Most people believe in the value of education. With knowledge comes strength, and the ability to handle daily pressures because knowledge provides guidance in how events will take place. 

But knowledge is also considered dangerous. There is such a thing as knowing too much. 
When it comes to finances and investing, knowledge is a valuable asset. Even for investors who let their advisor make all the decisions, having knowledge of the hows and whys certain investments work makes for better communication between an advisor and his client. 
Where do you rank yourself in terms of knowledge regarding investments and finances? Do you wish you were smarter on the topic? Is your knowledge level a hindrance or a help in making investment decisions?
Spectrem’s study Portfolio Trends, Expenditures and Perceptions of Providers offers details about investors and their investment allocations, and then segments investors based on certain demographics. One of those demographics is investor knowledge, but it is based on the investor’s self-perception of their knowledge level. Keep that in mind as you read the results of the study. 
Investors with a net worth between $100,000 and $25 million (not including the value of their primary residence) are surveyed in most Spectrem studies, and that wide range of net worth creates odd comparisons. But when those investors are segmented into more manageable net worth ranges, it is easy to see how knowledge tends to create greater investment opportunities for investors.
Among Main Street investors with a net worth between $100,000 and $1 million, those investors who claim to be very knowledgeable about finance and investing claim 42.8 percent of their total assets as investable assets. That percentage drops to 36.9 percent among investors with have very little knowledge about finance, and the difference lies in the percentage each investor has in defined contribution accounts and in their principal residence. In both cases, very knowledgeable investors have a lower percentage of their assets invested in those two safe and standard investment vehicles.
There is also a huge difference in the percentage of assets invested in insurance and annuities, from 5.3 percent of the very knowledgeable investor’s portfolio to 10.6 percent of those investor who are not very knowledgeable. Whether that reflects on the wisdom of investing in annuities is a question for your financial advisor. 
The same pattern holds among Millionaires (those with a net worth between $1 million and $10 million) and Ultra High Net Worth investors (with a net worth between $10 million and $25 million. Among Millionaires, the knowledgeable investors have 59.1 percent of their total assets as investable assets compared to 56.9 percent for the not very knowledgeable investors. Among the wealthiest investors, the difference in percentage of investable assets is more pronounced: 71.3 percent among the most knowledgeable and 66.5 percent among the least knowledgeable.
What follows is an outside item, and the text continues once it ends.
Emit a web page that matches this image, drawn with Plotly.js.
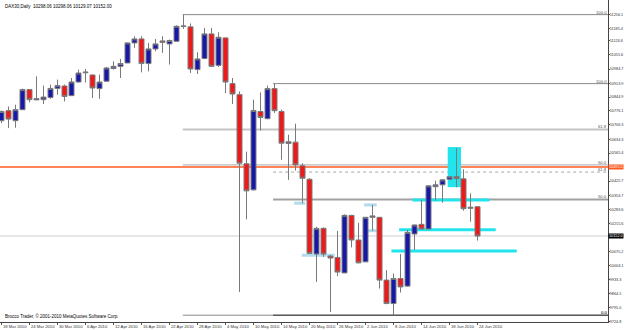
<!DOCTYPE html>
<html><head><meta charset="utf-8">
<script src="https://cdn.plot.ly/plotly-3.0.1.min.js"></script>
<style>html,body{margin:0;padding:0;background:#fff}#chart{width:625px;height:330px}</style>
</head><body><div id="chart"></div>
<script>
// ---- data ----
const dates = ["2010.03.18","2010.03.19","2010.03.22","2010.03.23","2010.03.24","2010.03.25","2010.03.26","2010.03.29","2010.03.30","2010.03.31",
"2010.04.01","2010.04.02","2010.04.06","2010.04.07","2010.04.08","2010.04.09","2010.04.12","2010.04.13","2010.04.14","2010.04.15",
"2010.04.16","2010.04.19","2010.04.20","2010.04.21","2010.04.22","2010.04.23","2010.04.26","2010.04.27","2010.04.28","2010.04.29",
"2010.04.30","2010.05.03","2010.05.04","2010.05.05","2010.05.06","2010.05.07","2010.05.10","2010.05.11","2010.05.12","2010.05.13",
"2010.05.14","2010.05.17","2010.05.18","2010.05.19","2010.05.20","2010.05.21","2010.05.24","2010.05.25","2010.05.26","2010.05.27",
"2010.05.28","2010.06.01","2010.06.02","2010.06.03","2010.06.04","2010.06.07","2010.06.08","2010.06.09","2010.06.10","2010.06.11",
"2010.06.14","2010.06.15","2010.06.16","2010.06.17","2010.06.18","2010.06.21","2010.06.22","2010.06.23","2010.06.24"];
const openP = [10727,10777,10727,10782,10882,10831,10832,10843,10888,10900,
10852,10920,10966,10955,10887,10924,10987,10998,11015,11115,
11135,11012,11085,11125,11110,11123,11197,11195,10982,11037,
11160,11003,11140,10912,10857,10512,10382,10773,10737,10887,
10773,10613,10620,10502,10435,10062,10190,10052,10045,9968,
10255,10132,10023,10245,10245,9932,9815,9940,9902,10162,
10210,10187,10398,10407,10435,10448,10437,10290,10298.06];
const highP = [10778,10798,10807,10887,10885,10948,10902,10907,10932,10907,
10940,10982,10985,10957,10957,10995,11023,11035,11117,11148,
11148,11115,11135,11148,11132,11202,11256.1,11212,11068,11190,
11190,11168,11142,10940,10873,10573,10832,10868,10902,10912,
10782,10657,10712,10515,10440,10198,10195,10057,10177,10260,
10257,10218,10247,10307,10247,9982,9965,10062,10182,10209,
10332,10404,10428,10435,10452,10590,10485,10365,10298.06];
const lowP = [10715,10690,10692,10780,10818,10829,10810,10836,10857,10823,
10850,10917,10918,10840,10836,10922,10982,10940,11014,11090,
10968,10973,11073,11065,11007,11122,11185,10965,10960,11034,
10995,10995,10865,10810,9873,10235,10379,10678,10734,10766,
10532,10432,10478,10315,10064,9923,10048,9773,9952,9967,
10095,10015,10022,10178,9890,9812,9757,9870,9899,10082,
10184,10185,10328,10318,10432,10395,10278,10223,10129.07];
const closeP = [10773,10735,10782,10882,10832,10837,10845,10888,10902,10848,
10920,10965,10969,10890,10920,10990,10998,11012,11115,11135,
11012,11085,11110,11118,11127,11198,11199,10985,11035,11160,
10998,11143,10920,10860,10515,10377,10778,10743,10887,10777,
10615,10622,10507,10440,10065,10190,10062,10042,9972,10255,
10132,10018,10245,10252,9932,9815,9940,9898,10170,10207,
10187,10402,10407,10432,10448,10438,10288,10295,10152.00];

const tickDates = ["2010.03.18","2010.03.24","2010.03.30","2010.04.06","2010.04.12","2010.04.16","2010.04.22","2010.04.28","2010.05.04",
"2010.05.10","2010.05.14","2010.05.20","2010.05.26","2010.06.02","2010.06.08","2010.06.14","2010.06.18","2010.06.24"];
const tickLabels = ["18 Mar 2010","24 Mar 2010","30 Mar 2010","6 Apr 2010","12 Apr 2010","16 Apr 2010","22 Apr 2010","28 Apr 2010","4 May 2010",
"10 May 2010","14 May 2010","20 May 2010","26 May 2010","2 Jun 2010","8 Jun 2010","14 Jun 2010","18 Jun 2010","24 Jun 2010"];

const priceTicks = [11256.1,11185.4,11126.6,11055.6,10984.7,10913.9,10844.9,10776.1,10706.3,10634.3,10565.4,
10425.7,10354.7,10283.6,10215.6,10075.2,10004.1,9933.3,9864.5,9795.0,9724.8];

// Fibonacci retracements (level %, price) anchored at swing-high bar
const fibLevels = ["100.0","61.8","50.0","0.0"];
const fib1Prices = [11256.1,10683.5,10506.5,9757.0];
const fib2Prices = [10912.0,10470.8,10334.5,9757.0];
const fibStartBars = [25.9, 38.8];

const orangeLevel = 10495.5;
const bidPrice = 10152.00;
const header = "DAX30,Daily  10298.06 10298.06 10129.07 10152.00";
const footer = "Brocco Trader, \u00a9 2001-2010 MetaQuotes Software Corp.";

// cyan drawing objects: [x0bar, x1bar, price]
const cyanRect = [63.74, 65.64, 10395.5, 10595.5];
const cyanLines = [[58.7,69.7,10332],[56.8,70.6,10183.5],[55.7,73.6,10077]];
const paleMarks = [[41.8,43.4,10315.5],[42.9,47.6,10055.5],[51.8,53.6,10307],[52.1,53.6,10178.5]];

// ---- chart ----
const xEnd = 86.64;
const F = "Liberation Sans, Arial, sans-serif";
const FS = 4.2;
const trace = {
  type:'candlestick', x:dates, open:openP, high:highP, low:lowP, close:closeP,
  increasing:{fillcolor:'#1818a8', line:{color:'#7a7a7a', width:1}},
  decreasing:{fillcolor:'#f01818', line:{color:'#7a7a7a', width:1}},
  whiskerwidth:0, hoverinfo:'skip'
};

const shapes = [];
const annotations = [];
shapes.push({type:'line', xref:'paper', x0:0, x1:1, yref:'y', y0:bidPrice, y1:bidPrice, line:{color:'#cfcfcf', width:1}, layer:'below'});
const fibStyles = [
  [{color:'#8a8a8a',width:1},{color:'#c4c4c4',width:2},{color:'#a8a8a8',width:1},{color:'#8a8a8a',width:1}],
  [{color:'#8a8a8a',width:1},{color:'#a8a8a8',width:1,dash:'dot'},{color:'#a0a0a0',width:2},{color:'#303030',width:1}]
];
[fib1Prices, fib2Prices].forEach((arr, k) => {
  arr.forEach((p, j) => {
    shapes.push({type:'line', xref:'x', x0:fibStartBars[k], x1:xEnd, yref:'y', y0:p, y1:p, line:fibStyles[k][j], layer:'below'});
    annotations.push({xref:'x', x:xEnd, xanchor:'right', yref:'y', y:p, yanchor:'bottom', text:fibLevels[j], showarrow:false,
      font:{family:F, size:FS, color:'#555'}, borderpad:0, yshift:-1});
  });
});
shapes.push({type:'line', xref:'paper', x0:0, x1:1, yref:'y', y0:orangeLevel, y1:orangeLevel, line:{color:'#ff5a1e', width:1.5}, layer:'below'});
shapes.push({type:'rect', xref:'x', x0:cyanRect[0], x1:cyanRect[1], yref:'y', y0:cyanRect[2], y1:cyanRect[3], fillcolor:'#22e4ec', line:{width:0}, layer:'below'});
cyanLines.forEach(c => shapes.push({type:'line', xref:'x', x0:c[0], x1:c[1], yref:'y', y0:c[2], y1:c[2], line:{color:'#22e4ec', width:3}, layer:'below'}));
paleMarks.forEach(c => shapes.push({type:'line', xref:'x', x0:c[0], x1:c[1], yref:'y', y0:c[2], y1:c[2], line:{color:'#b0dcec', width:3}, layer:'below'}));

// date labels to the right of each tick
tickDates.forEach((d, i) => annotations.push({xref:'x', x:d, xanchor:'left', xshift:0, yref:'paper', y:0, yanchor:'top', yshift:-1,
  text:tickLabels[i], showarrow:false, font:{family:F, size:FS, color:'#333'}, borderpad:0}));

annotations.push({xref:'paper', x:1, xanchor:'left', xshift:0, yref:'y', y:bidPrice, text:bidPrice.toFixed(1), showarrow:false,
  bgcolor:'#000', font:{family:F, size:3.8, color:'#fff'}, borderpad:0});
annotations.push({xref:'paper', x:1, xanchor:'left', xshift:0, yref:'y', y:orangeLevel, text:orangeLevel.toFixed(1), showarrow:false,
  bgcolor:'#ff5a1e', font:{family:F, size:3.8, color:'#fff'}, borderpad:0});
annotations.push({xref:'paper', x:0, xanchor:'left', xshift:3, yref:'paper', y:1, yanchor:'top', yshift:-2, text:header, showarrow:false,
  font:{family:F, size:4.5, color:'#000'}});
annotations.push({xref:'paper', x:0, xanchor:'left', xshift:3, yref:'paper', y:0, yanchor:'bottom', yshift:1, text:footer, showarrow:false,
  font:{family:F, size:4.5, color:'#000'}});

const layout = {
  width:625, height:330, margin:{l:0, r:17, t:0, b:8},
  paper_bgcolor:'#fff', plot_bgcolor:'#fff', showlegend:false, hovermode:false,
  boxgap:0.29, boxgroupgap:0,
  font:{family:F, size:FS, color:'#333'},
  xaxis:{type:'category', range:[-0.214, xEnd], tickvals:tickDates, showticklabels:false,
    ticks:'outside', ticklen:2, tickcolor:'#555',
    showline:true, linecolor:'#444', linewidth:1, showgrid:false, zeroline:false,
    rangeslider:{visible:false}, fixedrange:true},
  yaxis:{side:'right', range:[9723, 11329], tickvals:priceTicks, ticktext:priceTicks.map(v=>v.toFixed(1)),
    ticks:'outside', ticklen:1, tickcolor:'#555', ticklabelstandoff:-1, showline:true, linecolor:'#444', linewidth:1,
    showgrid:false, zeroline:false, tickfont:{family:F, size:3.8, color:'#333'}, fixedrange:true},
  shapes:shapes, annotations:annotations
};
Plotly.newPlot('chart', [trace], layout, {staticPlot:true, displayModeBar:false});
</script></body></html>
Spectrem studies show that the more knowledgeable the investor is, the less they depend on financial advisors to make final decisions on investments. The more knowledgeable investors also have a higher percentage of investable assets among their total assets, which gives them more reason to work with an advisor because they have more funds to allocate.
Financial education is considered a good trait to pursue. It appears to benefit both an investor and the advisor because it seems to impact the bottom line in a positive manner.